Pompeo’s involvement with North Korea predated Trump’s decision to meet Kim, several officials said. He has been dealing with North Korean representatives through a channel that runs between the CIA and its North Korean counterpart, the Reconnaissance General Bureau.

He also has been in close touch with the director of South Korea’s National Intelligence Service, Suh Hoon, who officials said brokered Kim’s invitation to Trump.

While a meeting of Trump and Kim would be one of the boldest diplomatic gambles of recent years, it was orchestrated largely by the intelligence services of the three countries.

Officials said Suh, the South Korean spy chief, laid the groundwork for Kim’s invitation in negotiations and a subsequent meeting in Pyongyang with Kim Yong Chol, a powerful general who heads inter-Korean relations and used to run North Korea’s intelligence service.

Kim Yong Chol led the North’s delegation to the closing ceremony of the Winter Olympic Games in Pyeongchang, South Korea, where he sat steps from Trump’s daughter Ivanka.

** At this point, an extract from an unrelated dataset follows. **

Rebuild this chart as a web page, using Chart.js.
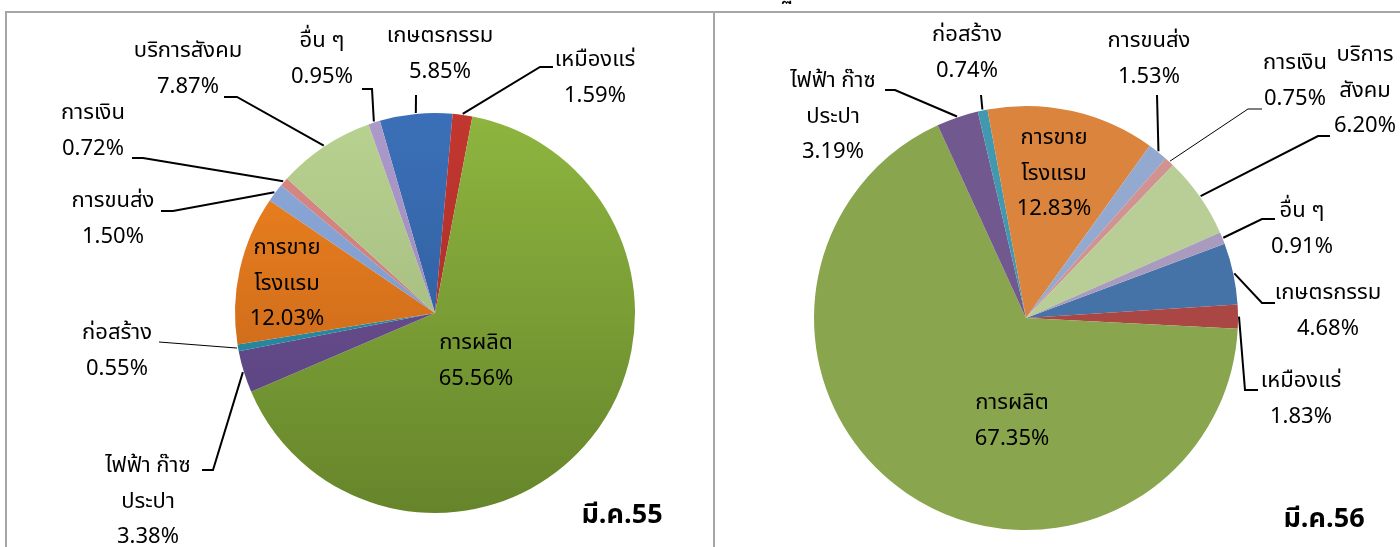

The two did not speak.

Suh was one of two South Korean envoys who visited the White House to brief Trump on their meeting with Kim Jong Un in Pyongyang — which led to the president’s impromptu decision to accept Kim’s invitation.

For Pompeo, who now has an office at the State Department, the choice to use the intelligence channel was mostly a convenience — allowing him to be involved in the planning while he awaited his move to the State Department.

Still, some officials expressed concern about the CIA’s taking the lead in orchestrating a leader-to-leader meeting — work that would normally be the province of the State Department. It is not clear that Pompeo took anyone from the State Department with him to North Korea.

The intelligence officials on the North Korean side, they said, are shadowy figures, not least Kim Yong Chol himself, who is accused of masterminding the torpedo attack that sank a South Korean navy ship in 2010, killing 46 sailors, and a deadly artillery attack on a South Korean island.

The State Department’s role in North Korea dwindled after Trump publicly split with Tillerson over his efforts to open a diplomatic channel to the North, initially to obtain the release of the three Americans but also to set the stage for a broader negotiation.

In October, while Tillerson was in Beijing, Trump tweeted, “I told Rex Tillerson, our wonderful Secretary of State, that he is wasting his time trying to negotiate with Little Rocket Man…”

The State Department recently lost its chief North Korea negotiator, Joseph Yun, who retired from the Foreign Service, in part because of his frustration with his agency’s diminished role.

The timing of Tillerson’s departure, officials said, was not coincidental. Trump wanted to have Pompeo in place to handle an opening to North Korea. But Pompeo has expressed extremely hawkish views about North Korea, suggesting last summer that the United States should push for regime change.

“It would be a great thing to denuclearize the peninsula, to get those weapons off of that, but the thing that is most dangerous about it is the character who holds the control over them today,” Pompeo said at the Aspen Security Forum.

“So from the administration’s perspective, the most important thing we can do is separate those two. Right?” he said. “Separate capacity and someone who might well have intent and break those two apart.”

Last week, Pompeo insisted to the Senate Foreign Relations Committee that he had never advocated for regime change.

“Just to be clear, my role as a diplomat is to make sure that we never get to a place where we have to confront the difficult situation in Korea that this country has been headed for now for a couple of decades,” he added.